The inverse of a function f is denoted by f-1 and it exists only when f is both one-one and onto function. Note that f-1 is NOT the reciprocal of f. The composition of the function f and the reciprocal function f-1 gives the domain value of x.
(f o f-1) (x) = (f-1 o f) (x) = x
For a function ‘f’ to be considered an inverse function, each element in the range y ∈ Y has been mapped from some element x ∈ X in the domain set, and such a relation is called a one-one relation or an injunction relation. Also the inverse f-1 of the given function has a domain y ∈ Y is related to a distinct element x ∈ X in the codomain set, and this kind of relationship with reference to the given function ‘f’ is an onto function or a surjection function. Thus the inverse function being an injunctive and a surjection function, is called a bijective function.
Let us consider a function f whose domain is the set X and the codomain is the set Y. The function f is invertible if there exists another function g whose domain is Y and its codomain is X. These two functions can be represented as f(x) = Y, and g(y) = X. For this situation, if the function f(x) is inverse, then its inverse function g(x) is unique.

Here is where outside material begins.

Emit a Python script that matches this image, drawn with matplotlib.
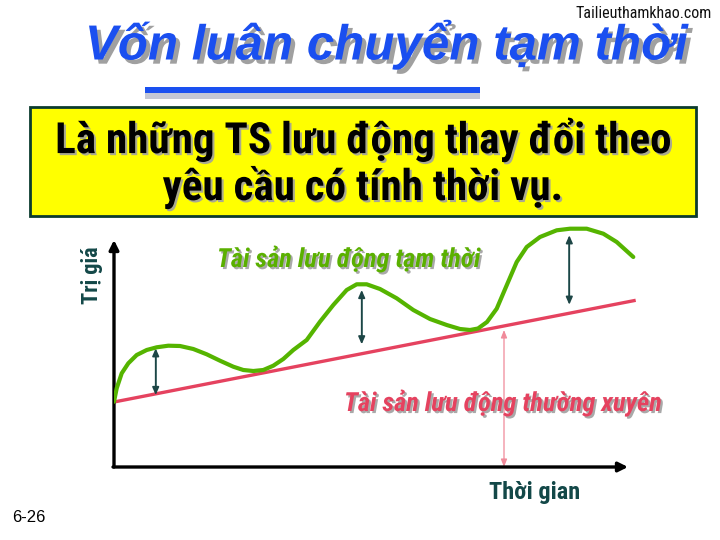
import matplotlib
matplotlib.use("Agg")
import matplotlib.pyplot as plt
import matplotlib.patheffects as pe
from matplotlib.patches import Rectangle

# du lieu doc tu hinh (thoi gian, tri gia)
t_green = [0, 0.27, 0.77, 1.43, 2.27, 3.27, 4.27, 5.43, 6.6, 7.93, 9.27, 10.6,
           11.93, 12.93, 13.93, 14.93, 15.93, 16.93, 17.93, 19.27, 20.6, 21.93,
           23.27, 24.27, 25.27, 26.6, 28.27, 29.93, 31.6, 33.27, 34.6, 35.6,
           36.4, 37.3, 38.27, 39.27, 40.27, 41.27, 42.6, 44.27, 45.6, 47.27,
           48.93, 50.27, 51.93]
v_green = [6.53, 7.87, 9.37, 10.37, 11.2, 11.7, 11.97, 12.13, 12.1, 11.8, 11.27,
           10.63, 10.03, 9.7, 9.6, 9.7, 10.13, 10.8, 11.7, 12.7, 14.53, 16.2,
           17.7, 18.27, 18.27, 17.8, 16.87, 15.7, 14.8, 14.2, 13.8, 13.7,
           13.85, 14.5, 15.83, 18.17, 20.5, 22.0, 23.0, 23.67, 23.83, 23.83,
           23.33, 22.5, 21.0]
t_red = [0, 52.17]
v_red = [6.5, 16.67]

# mui ten hai dau giua hai duong
arrow_t = [4.17, 24.77, 45.53]
arrow_low = [7.2, 12.27, 16.23]
arrow_high = [11.87, 17.7, 23.17]
pink_t = 39.0
pink_high = 13.7

title = "Vốn luân chuyển tạm thời"
box_lines = ["Là những TS lưu động thay đổi theo", "yêu cầu có tính thời vụ."]
lbl_green = "Tài sản lưu động tạm thời"
lbl_red = "Tài sản lưu động thường xuyên"

narrow = ["Roboto Condensed", "DejaVu Sans"]
shadow = [pe.withSimplePatchShadow(offset=(1.5, -1.5), shadow_rgbFace="#a0a0a0", alpha=0.9)]

fig = plt.figure(figsize=(7.2, 5.4), dpi=100)
bg = fig.add_axes([0, 0, 1, 1])
bg.set_xlim(0, 720)
bg.set_ylim(540, 0)
bg.axis("off")

# tieu de
bg.text(386, 45, title, fontsize=35.5, fontweight="bold", fontstyle="italic",
        family=["Liberation Sans", "DejaVu Sans"], color="#1a4ff0", ha="center", va="center",
        path_effects=[pe.withSimplePatchShadow(offset=(3, -3), shadow_rgbFace="#a0a0a0", alpha=1)])
bg.add_patch(Rectangle((145, 93), 335, 6, color="#c4c7d4", lw=0))
bg.add_patch(Rectangle((145, 87), 335, 6, color="#1a50f0", lw=0))
bg.text(712, 14, "Tailieuthamkhao.com", fontsize=11.5, family=narrow,
        color="#111111", ha="right", va="center")

# hop vang
bg.add_patch(Rectangle((30, 107), 666, 109, facecolor="#ffff00", edgecolor="#0b3b2e", lw=2))
bg.text(363, 140, box_lines[0], fontsize=31, fontweight="bold", family=narrow,
        ha="center", va="center", color="black", path_effects=shadow)
bg.text(363, 187, box_lines[1], fontsize=31, fontweight="bold", family=narrow,
        ha="center", va="center", color="black", path_effects=shadow)

bg.text(12, 518, "6-26", fontsize=12, family="Liberation Sans", ha="left", va="center")

# bieu do
ax = fig.add_axes([114 / 720, 73 / 540, 526 / 720, 242 / 540])
ax.set_xlim(0, 52.6)
ax.set_ylim(0, 24.2)
ax.axis("off")

ax.plot(t_red, v_red, color="#e5425f", lw=2.4, solid_capstyle="butt", zorder=3)
ax.plot(t_green, v_green, color="#55b400", lw=3, solid_capstyle="round",
        solid_joinstyle="round", zorder=4)

for t, lo, hi in zip(arrow_t, arrow_low, arrow_high):
    ax.annotate("", xy=(t, hi), xytext=(t, lo),
                arrowprops=dict(arrowstyle="<|-|>,head_length=0.5,head_width=0.22",
                                color="#1d4646", lw=1.2, mutation_scale=9,
                                shrinkA=0, shrinkB=0))
    ax.plot([t, t], [lo + 0.6, hi - 0.6], color="#7a9e9e", lw=1.4, zorder=2)
ax.annotate("", xy=(pink_t, pink_high), xytext=(pink_t, 0),
            arrowprops=dict(arrowstyle="<|-|>,head_length=0.5,head_width=0.2",
                            color="#f08a9a", lw=0.9, mutation_scale=9,
                            shrinkA=0, shrinkB=0))

# truc
ax.annotate("", xy=(0, 22.7), xytext=(0, 0), annotation_clip=False,
            arrowprops=dict(arrowstyle="-|>", color="black", lw=2.4,
                            mutation_scale=14, shrinkA=0, shrinkB=0))
ax.annotate("", xy=(51.4, 0), xytext=(-0.1, 0), annotation_clip=False,
            arrowprops=dict(arrowstyle="-|>", color="black", lw=2.4,
                            mutation_scale=14, shrinkA=0, shrinkB=0))

ax.text(10.3, 20.8, lbl_green, fontsize=19, fontweight="bold", fontstyle="italic",
        family=narrow, color="#5ab000", ha="left", va="center", path_effects=shadow)
ax.text(23.0, 6.4, lbl_red, fontsize=19, fontweight="bold", fontstyle="italic",
        family=narrow, color="#e5425f", ha="left", va="center", path_effects=shadow)

bg.text(92, 275, "Trị giá", fontsize=16, fontweight="bold", family=narrow,
        color="#134848", rotation=90, ha="center", va="center")
bg.text(535, 493, "Thời gian", fontsize=17.5, fontweight="bold", family=narrow,
        color="#134848", ha="center", va="center")

fig.savefig("out.png", dpi=100)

If the composition of two functions f(x), and g(x), results in an identity function f(g(x))= x, then the two functions are said to be inverses of each other. If the application of a function to x as input gives n output of y, then the application of another function g to y should give back the value of x. Hence the inverse of a function reverses the function. The domain of the given function becomes the range of the inverse function, and the range of the given function becomes the domain of the inverse function.